- Born: 1941 Buenos Aires, Argentina
- Died: 2022 (aged 80–81) London, England
- Movement: Sculpture
- Website: marisarueda.com

= Marisa Rueda =

Argentinian-born sculptor and ceramicist (1941–2022)

Marisa Rueda (1941–2022) was an Argentina-born artist. She is known for her sculpture and ceramics.

Rueda was born in 1941 in Buenos Aires, Argentina. She attended the Escuela Nacional de Bellas Artes Prilidiano Pueyrredón. She emigrated to England soon after the 1976 Argentine coup d'état Her work was included in the 1981 exhibition Women’s Images of Men at the Institute of Contemporary Arts in London. In 1989 she completed the sculpture The Man Who Blows the Clouds which was installed on Shepherd's Bush Green.

For a time she was married to Barry Chaplin with whom she had one child. She died in London in 2022 at the age of 80.
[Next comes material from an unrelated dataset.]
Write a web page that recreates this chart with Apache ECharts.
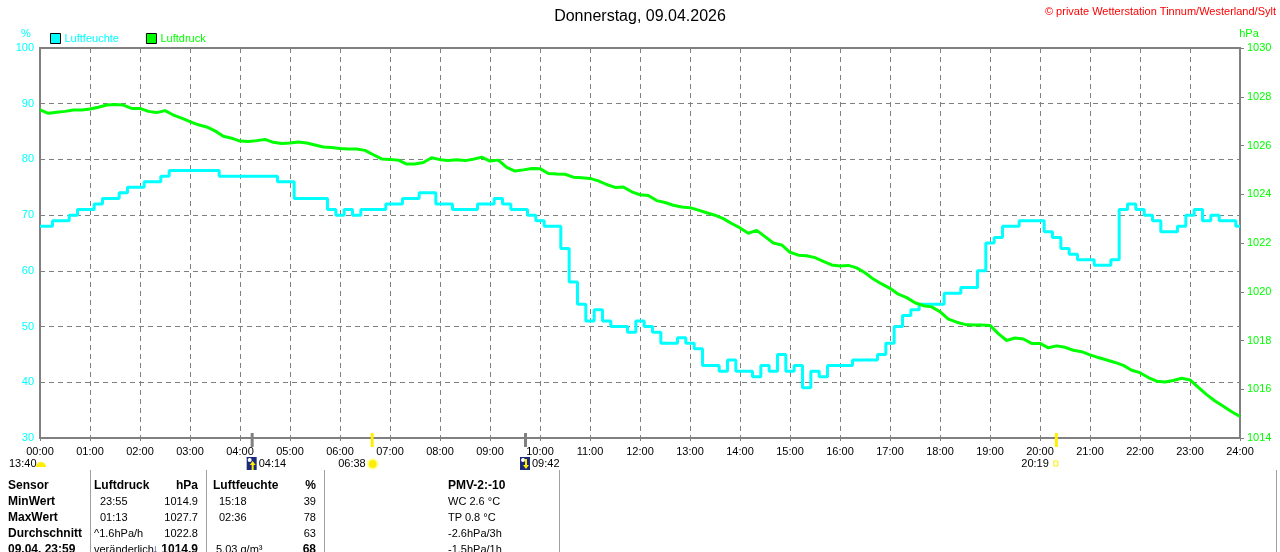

She was a member of the Association for Cultural Advancement through Visual Art (ACAVA) and through that organization participated in the Tate Modern workshop Age/ncy: Art, Ageing and Transition with Flourishing Lives. She was a member of the Royal Society of Sculptors. Her work is in the collection of the Essex Collection of Art from Latin America (ESCALA).